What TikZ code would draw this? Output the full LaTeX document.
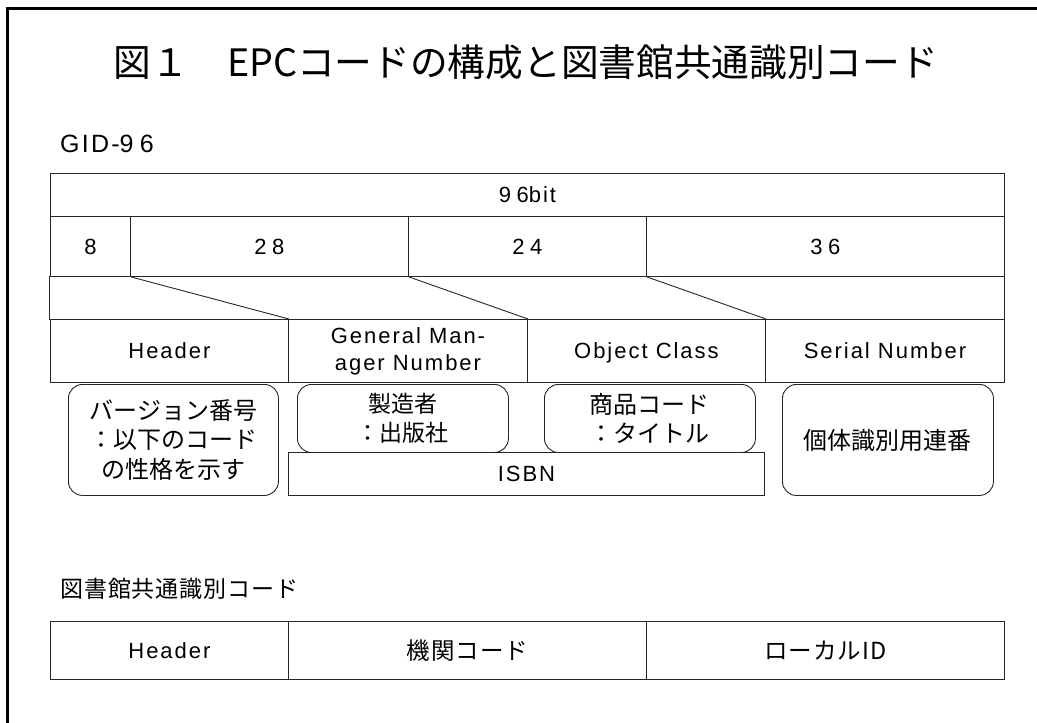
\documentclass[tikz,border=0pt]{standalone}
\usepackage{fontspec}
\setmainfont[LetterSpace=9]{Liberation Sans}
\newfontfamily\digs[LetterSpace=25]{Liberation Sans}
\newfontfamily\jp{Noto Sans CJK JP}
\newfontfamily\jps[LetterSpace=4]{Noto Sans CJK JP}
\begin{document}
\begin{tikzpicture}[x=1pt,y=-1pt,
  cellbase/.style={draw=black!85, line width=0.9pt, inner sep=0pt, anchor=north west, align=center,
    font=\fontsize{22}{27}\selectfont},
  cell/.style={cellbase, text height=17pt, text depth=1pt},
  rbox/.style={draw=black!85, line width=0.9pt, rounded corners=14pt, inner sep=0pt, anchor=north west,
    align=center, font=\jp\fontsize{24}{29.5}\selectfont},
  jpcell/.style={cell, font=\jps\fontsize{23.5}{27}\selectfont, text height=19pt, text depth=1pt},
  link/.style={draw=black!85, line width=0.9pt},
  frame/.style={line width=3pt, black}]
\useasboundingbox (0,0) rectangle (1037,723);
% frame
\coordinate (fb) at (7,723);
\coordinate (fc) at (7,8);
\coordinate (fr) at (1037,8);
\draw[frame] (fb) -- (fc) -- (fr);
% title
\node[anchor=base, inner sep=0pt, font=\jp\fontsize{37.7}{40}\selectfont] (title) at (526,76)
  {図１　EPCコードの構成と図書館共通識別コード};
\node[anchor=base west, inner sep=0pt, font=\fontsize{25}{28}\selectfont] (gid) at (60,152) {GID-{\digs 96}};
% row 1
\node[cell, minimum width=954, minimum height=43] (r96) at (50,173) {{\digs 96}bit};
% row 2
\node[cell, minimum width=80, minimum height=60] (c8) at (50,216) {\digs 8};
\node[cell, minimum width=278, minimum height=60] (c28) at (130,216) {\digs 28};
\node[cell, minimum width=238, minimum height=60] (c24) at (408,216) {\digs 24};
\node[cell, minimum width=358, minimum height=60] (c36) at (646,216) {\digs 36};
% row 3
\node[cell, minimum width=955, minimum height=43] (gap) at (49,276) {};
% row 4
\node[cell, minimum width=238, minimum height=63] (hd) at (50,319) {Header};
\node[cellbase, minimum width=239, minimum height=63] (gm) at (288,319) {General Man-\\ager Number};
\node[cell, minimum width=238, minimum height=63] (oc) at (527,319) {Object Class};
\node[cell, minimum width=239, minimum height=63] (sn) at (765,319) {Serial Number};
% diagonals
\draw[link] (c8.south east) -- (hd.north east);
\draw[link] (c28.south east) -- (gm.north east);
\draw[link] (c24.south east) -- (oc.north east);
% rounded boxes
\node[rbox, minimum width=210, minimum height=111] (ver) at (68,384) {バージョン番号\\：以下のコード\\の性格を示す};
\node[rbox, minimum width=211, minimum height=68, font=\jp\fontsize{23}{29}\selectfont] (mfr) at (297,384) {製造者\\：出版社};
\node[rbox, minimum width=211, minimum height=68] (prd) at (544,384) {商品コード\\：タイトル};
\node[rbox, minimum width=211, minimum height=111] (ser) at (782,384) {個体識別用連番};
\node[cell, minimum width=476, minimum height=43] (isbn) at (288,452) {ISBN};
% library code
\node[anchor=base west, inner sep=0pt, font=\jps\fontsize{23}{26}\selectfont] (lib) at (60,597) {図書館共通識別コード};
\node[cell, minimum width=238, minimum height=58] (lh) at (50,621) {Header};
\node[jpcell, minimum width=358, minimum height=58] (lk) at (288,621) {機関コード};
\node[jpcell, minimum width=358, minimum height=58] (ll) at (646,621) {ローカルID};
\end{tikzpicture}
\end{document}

━━━━━━━━━━━━━━━━

Report each line in the data that holds the word "draw".

▶ **TASK RESPONSE**
What TikZ code would draw this? Output the full LaTeX document.
  cellbase/.style={draw=black!85, line width=0.9pt, inner sep=0pt, anchor=north west, align=center,
  rbox/.style={draw=black!85, line width=0.9pt, rounded corners=14pt, inner sep=0pt, anchor=north west,
  link/.style={draw=black!85, line width=0.9pt},
\draw[frame] (fb) -- (fc) -- (fr);
\draw[link] (c8.south east) -- (hd.north east);
\draw[link] (c28.south east) -- (gm.north east);
\draw[link] (c24.south east) -- (oc.north east);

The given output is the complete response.